Wenn Karl-Heinz Rummenigge vor einem Spiel spricht und Uli Hoeneß danach, darf man sich schon an die guten alten Zeiten erinnert fühlen. Es gehörte da ja fast zum täglichen Geschäft, dass einer der beiden Bayern-Macher relativiert oder gar revidiert hat, was der andere zuvor gesagt hatte. Dieses 2:2 im Topspiel gegen den BVB wurde nun von Rummenigges „Trainertalent“-Bezeichnung eingeleitet – und abgeschlossen mit Hoeneß’ Worten: „Für eine Trainerdiskussion ist überhaupt kein Grund vorhanden.“ Julian Nagelsmann steht im Fokus, da sind sich die Granden immerhin einig.
Man hatte sich in München in diesem Prestigeduell der Freiburg-und-Union-Jäger ein echtes Statement erhofft. Weil dieses aber ausgeblieben ist, wird die Frage nach dem Warum auch die nächsten Englischen Wochen begleiten.

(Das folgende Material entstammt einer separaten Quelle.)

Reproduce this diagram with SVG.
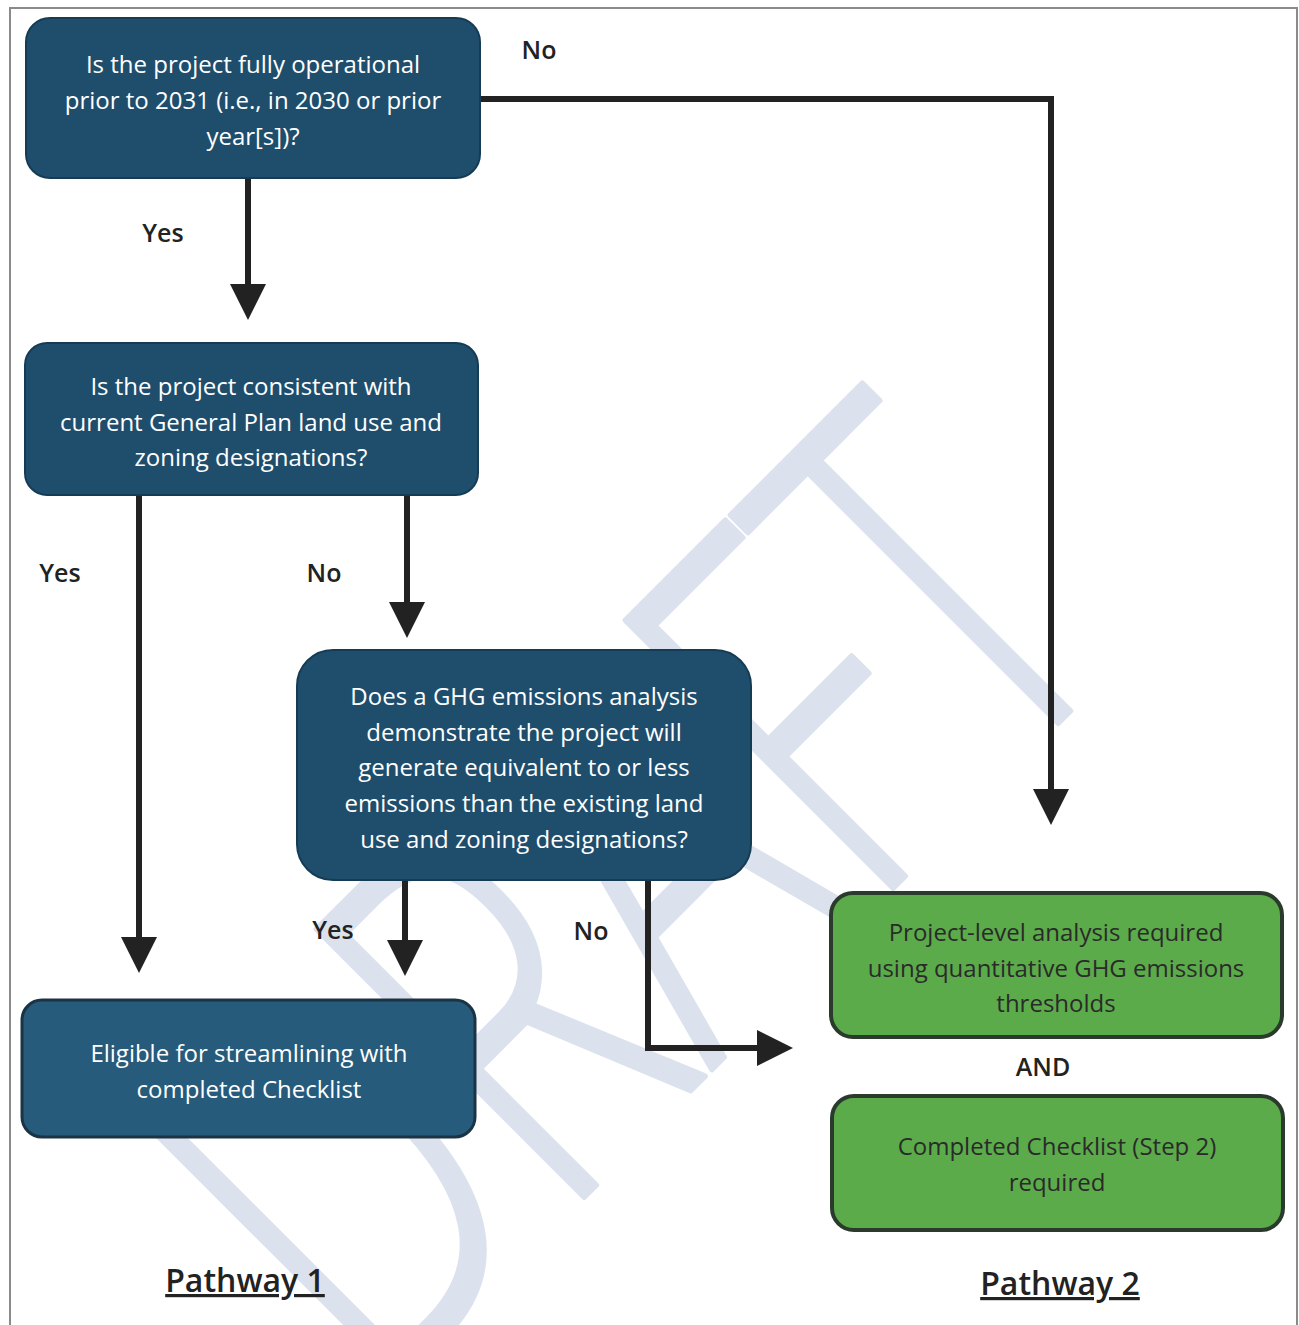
<svg xmlns="http://www.w3.org/2000/svg" width="1299" height="1325" viewBox="0 0 1299 1325">
<style>
.bg{fill:#ffffff}
.frame{stroke:#8a8a8a;stroke-width:2;fill:none}
.wm{font-family:"Open Sans","Noto Sans",sans-serif;font-weight:300;font-size:530px;fill:#dce2ed;stroke:#dce2ed;stroke-width:6;stroke-linejoin:round}
.blue{fill:#1f4e6d;stroke:#163c55;stroke-width:2}
.blue2{fill:#265b7b;stroke:#1a3446;stroke-width:3}
.green{fill:#5cab4b;stroke:#2a3a2c;stroke-width:4}
.wt{font-family:"Open Sans","Noto Sans",sans-serif;font-size:24px;fill:#ffffff;text-anchor:middle}
.gt{font-family:"Open Sans","Noto Sans",sans-serif;font-size:24px;fill:#2a2a2a;text-anchor:middle}
.lbl{font-family:"Open Sans","Noto Sans",sans-serif;font-size:25px;font-weight:600;fill:#222222;text-anchor:middle}
.pw{font-family:"Open Sans","Noto Sans",sans-serif;font-size:32px;font-weight:600;fill:#222222;text-anchor:middle;text-decoration:underline}
.conn{stroke:#222222;stroke-width:6;fill:none;stroke-linejoin:miter}
</style>
<defs>
<marker id="ah" markerUnits="userSpaceOnUse" markerWidth="36" markerHeight="36" viewBox="0 0 36 36" refX="2" refY="18" orient="auto">
<path d="M0,0 L36,18 L0,36 Z" fill="#222222"/>
</marker>
</defs>
<rect class="bg" x="0" y="0" width="1299" height="1325"/>
<g id="frame">
<path class="frame" d="M10,1325 V8 H1297 V1325"/>
</g>
<g id="watermark">
<text class="wm" transform="translate(375,1406) rotate(-45) scale(0.69,1)" x="0" y="0">DRAFT</text>
</g>
<g id="connectors">
<path class="conn" d="M480,99 H1051 V791" marker-end="url(#ah)"/>
<path class="conn" d="M248,178 V286" marker-end="url(#ah)"/>
<path class="conn" d="M139,495 V939" marker-end="url(#ah)"/>
<path class="conn" d="M407,495 V604" marker-end="url(#ah)"/>
<path class="conn" d="M405,880 V942" marker-end="url(#ah)"/>
<path class="conn" d="M648,880 V1048 H759" marker-end="url(#ah)"/>
<text class="lbl" x="539" y="59">No</text>
<text class="lbl" x="163" y="242">Yes</text>
<text class="lbl" x="60" y="582">Yes</text>
<text class="lbl" x="324" y="582">No</text>
<text class="lbl" x="333" y="939">Yes</text>
<text class="lbl" x="591" y="940">No</text>
</g>
<g id="q1">
<rect class="blue" x="26" y="18" width="454" height="160" rx="24"/>
<text class="wt" x="253" y="73">Is the project fully operational</text>
<text class="wt" x="253" y="109">prior to 2031 (i.e., in 2030 or prior</text>
<text class="wt" x="253" y="145">year[s])?</text>
</g>
<g id="q2">
<rect class="blue" x="25" y="343" width="453" height="152" rx="22"/>
<text class="wt" x="251" y="395">Is the project consistent with</text>
<text class="wt" x="251" y="431">current General Plan land use and</text>
<text class="wt" x="251" y="466">zoning designations?</text>
</g>
<g id="q3">
<rect class="blue" x="297" y="650" width="454" height="230" rx="36"/>
<text class="wt" x="524" y="705">Does a GHG emissions analysis</text>
<text class="wt" x="524" y="741">demonstrate the project will</text>
<text class="wt" x="524" y="776">generate equivalent to or less</text>
<text class="wt" x="524" y="812">emissions than the existing land</text>
<text class="wt" x="524" y="848">use and zoning designations?</text>
</g>
<g id="eligible">
<rect class="blue2" x="22" y="1000" width="453" height="137" rx="20"/>
<text class="wt" x="249" y="1062">Eligible for streamlining with</text>
<text class="wt" x="249" y="1098">completed Checklist</text>
</g>
<g id="project-level">
<rect class="green" x="831" y="893" width="451" height="144" rx="22"/>
<text class="gt" x="1056" y="941">Project-level analysis required</text>
<text class="gt" x="1056" y="977">using quantitative GHG emissions</text>
<text class="gt" x="1056" y="1012">thresholds</text>
</g>
<g id="and-label">
<text class="lbl" x="1043" y="1076">AND</text>
</g>
<g id="checklist">
<rect class="green" x="832" y="1096" width="451" height="134" rx="22"/>
<text class="gt" x="1057" y="1155">Completed Checklist (Step 2)</text>
<text class="gt" x="1057" y="1191">required</text>
</g>
<g id="pathway1">
<text class="pw" x="245" y="1292">Pathway 1</text>
</g>
<g id="pathway2">
<text class="pw" x="1060" y="1295">Pathway 2</text>
</g>
</svg>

Bis zu jenem Tag, an dem der FC Bayern den Sprung auf Platz eins schafft, werden Ursachen für Leistungsschwankungen, mangelndes Selbstvertrauen und Einbrüche gesucht – und der Trainer stets seinen Kopf hinhalten müssen. Dieses Geschäft ist nicht immer fair, aber nur logisch. Der Chef haftet für die Mitarbeiter, selbst wenn diese individuelle Fehler machen.
Dass Nagelsmann die beim Rekordmeister greifenden Mechanismen in den vergangenen Wochen deutlich besser verstanden hat, zeigte sein Auftritt nach Spielende. Natürlich wurmt es den jungen Trainer, wenn er als „Lehrling“, „Azubi“ oder „Talent“ bezeichnet wird, er sagte genervt: „In meinen Augen sagen das zu viele.“ Er weiß Stimmen wie diese aber inzwischen einzuordnen, bisweilen auszublenden und sich auf das Wesentliche zu konzentrieren. Ein Lerneffekt aus der jüngsten Krise.
Den Trainerjob in München kann man an keinem Standort simulieren, man muss ihn spüren. Daran sind in der Vergangenheit aber nicht nur junge, sondern auch gestandene Herren wie etwa Carlo Ancelotti gescheitert. Nagelsmann auf sein Alter zu reduzieren, hat daher wenig Sinn. Vielmehr interessiert, wie er mit dem umgeht, was Rummenigge, Hoeneß und jedem anderen auffällt: „Das ist im Moment nicht bayern-like.“ Das – so lehrt die Geschichte – kann Trainer-Talenten wie -Legenden auf die Füße fallen. Manchen früher, manchen später.